Directions for this task: Copy all lines below exactly as written. Leave pictures out.

Data segment:
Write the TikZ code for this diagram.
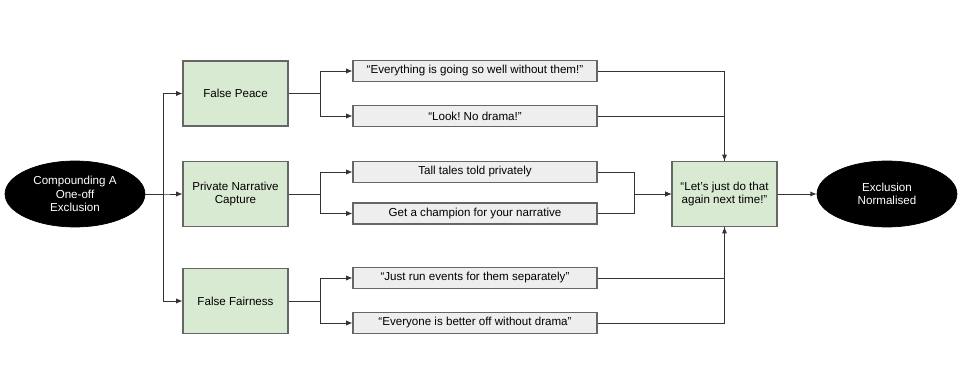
\documentclass[tikz,border=0pt]{standalone}
\usepackage{fontspec}
\setmainfont{Liberation Sans}
\usetikzlibrary{shapes.geometric,arrows.meta,positioning}
\definecolor{stagegreen}{HTML}{D9EAD3}
\definecolor{quotegray}{HTML}{EEEEEE}
\definecolor{edgegray}{HTML}{666666}
\definecolor{linegray}{HTML}{333333}
\frenchspacing

\begin{document}
\begin{tikzpicture}[
    x=0.02cm, y=-0.02cm,
    stage/.style={draw=edgegray, fill=stagegreen, rectangle, minimum width=2.1cm, minimum height=1.3cm,
        align=center, inner sep=1pt, font=\fontsize{6.6pt}{7.7pt}\selectfont, line width=0.6pt},
    quote/.style={draw=edgegray, fill=quotegray, rectangle, minimum width=4.88cm, minimum height=0.42cm,
        align=center, inner sep=0pt, font=\fontsize{6.6pt}{7.7pt}\selectfont, line width=0.6pt},
    terminal/.style={draw=black, fill=black, ellipse, minimum width=2.8cm, minimum height=1.32cm,
        inner sep=0pt, align=center, text=white, font=\fontsize{6.6pt}{7.7pt}\selectfont},
    arrow/.style={-{Latex[length=3.6pt, width=3pt]}, draw=linegray, line width=0.55pt},
    link/.style={draw=linegray, line width=0.55pt},
]
\useasboundingbox (0,0) rectangle (965,381);

\node[terminal] (start) at (75,194) {Compounding A\\One-off\\Exclusion};

\node[stage] (peace) at (235.5,93.5) {False Peace};
\node[stage] (capture) at (235.5,194) {Private Narrative\\Capture};
\node[stage] (fairness) at (235.5,301) {False Fairness};

\node[quote] (q1) at (475,71) {``Everything is going so well without them!''};
\node[quote] (q2) at (475,116) {``Look! No drama!''};
\node[quote] (q3) at (475,172) {Tall tales told privately};
\node[quote] (q4) at (475,213.5) {Get a champion for your narrative};
\node[quote] (q5) at (475,278) {``Just run events for them separately''};
\node[quote] (q6) at (475,323) {``Everyone is better off without drama''};

\node[stage] (again) at (724.5,194) {``Let's just do that\\again next time!''};

\node[terminal] (normal) at (887,194) {Exclusion\\Normalised};

\draw[arrow] (start.east) -- ++(18,0) |- (peace);
\draw[arrow] (start.east) -- ++(18,0) |- (capture);
\draw[arrow] (start.east) -- ++(18,0) |- (fairness);

\draw[arrow] (peace.east) -- ++(32,0) |- (q1);
\draw[arrow] (peace.east) -- ++(32,0) |- (q2);
\draw[arrow] (capture.east) -- ++(32,0) |- (q3);
\draw[arrow] (capture.east) -- ++(32,0) |- (q4);
\draw[arrow] (fairness.east) -- ++(32,0) |- (q5);
\draw[arrow] (fairness.east) -- ++(32,0) |- (q6);

\draw[arrow] (q1.east) -| (again.north);
\draw[link] (q2.east) -| (again.north);
\draw[arrow] (q3.east) -- ++(37,0) |- (again.west);
\draw[arrow] (q4.east) -- ++(37,0) |- (again.west);
\draw[arrow] (q6.east) -| (again.south);
\draw[link] (q5.east) -| (again.south);

\draw[arrow] (again) -- (normal);

\end{tikzpicture}
\end{document}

Solved exercise:
Write the TikZ code for this diagram.
\documentclass[tikz,border=0pt]{standalone}
\usepackage{fontspec}
\setmainfont{Liberation Sans}
\usetikzlibrary{shapes.geometric,arrows.meta,positioning}
\definecolor{stagegreen}{HTML}{D9EAD3}
\definecolor{quotegray}{HTML}{EEEEEE}
\definecolor{edgegray}{HTML}{666666}
\definecolor{linegray}{HTML}{333333}
\frenchspacing

\begin{document}
\begin{tikzpicture}[
    x=0.02cm, y=-0.02cm,
    stage/.style={draw=edgegray, fill=stagegreen, rectangle, minimum width=2.1cm, minimum height=1.3cm,
        align=center, inner sep=1pt, font=\fontsize{6.6pt}{7.7pt}\selectfont, line width=0.6pt},
    quote/.style={draw=edgegray, fill=quotegray, rectangle, minimum width=4.88cm, minimum height=0.42cm,
        align=center, inner sep=0pt, font=\fontsize{6.6pt}{7.7pt}\selectfont, line width=0.6pt},
    terminal/.style={draw=black, fill=black, ellipse, minimum width=2.8cm, minimum height=1.32cm,
        inner sep=0pt, align=center, text=white, font=\fontsize{6.6pt}{7.7pt}\selectfont},
    arrow/.style={-{Latex[length=3.6pt, width=3pt]}, draw=linegray, line width=0.55pt},
    link/.style={draw=linegray, line width=0.55pt},
]
\useasboundingbox (0,0) rectangle (965,381);

\node[terminal] (start) at (75,194) {Compounding A\\One-off\\Exclusion};

\node[stage] (peace) at (235.5,93.5) {False Peace};
\node[stage] (capture) at (235.5,194) {Private Narrative\\Capture};
\node[stage] (fairness) at (235.5,301) {False Fairness};

\node[quote] (q1) at (475,71) {``Everything is going so well without them!''};
\node[quote] (q2) at (475,116) {``Look! No drama!''};
\node[quote] (q3) at (475,172) {Tall tales told privately};
\node[quote] (q4) at (475,213.5) {Get a champion for your narrative};
\node[quote] (q5) at (475,278) {``Just run events for them separately''};
\node[quote] (q6) at (475,323) {``Everyone is better off without drama''};

\node[stage] (again) at (724.5,194) {``Let's just do that\\again next time!''};

\node[terminal] (normal) at (887,194) {Exclusion\\Normalised};

\draw[arrow] (start.east) -- ++(18,0) |- (peace);
\draw[arrow] (start.east) -- ++(18,0) |- (capture);
\draw[arrow] (start.east) -- ++(18,0) |- (fairness);

\draw[arrow] (peace.east) -- ++(32,0) |- (q1);
\draw[arrow] (peace.east) -- ++(32,0) |- (q2);
\draw[arrow] (capture.east) -- ++(32,0) |- (q3);
\draw[arrow] (capture.east) -- ++(32,0) |- (q4);
\draw[arrow] (fairness.east) -- ++(32,0) |- (q5);
\draw[arrow] (fairness.east) -- ++(32,0) |- (q6);

\draw[arrow] (q1.east) -| (again.north);
\draw[link] (q2.east) -| (again.north);
\draw[arrow] (q3.east) -- ++(37,0) |- (again.west);
\draw[arrow] (q4.east) -- ++(37,0) |- (again.west);
\draw[arrow] (q6.east) -| (again.south);
\draw[link] (q5.east) -| (again.south);

\draw[arrow] (again) -- (normal);

\end{tikzpicture}
\end{document}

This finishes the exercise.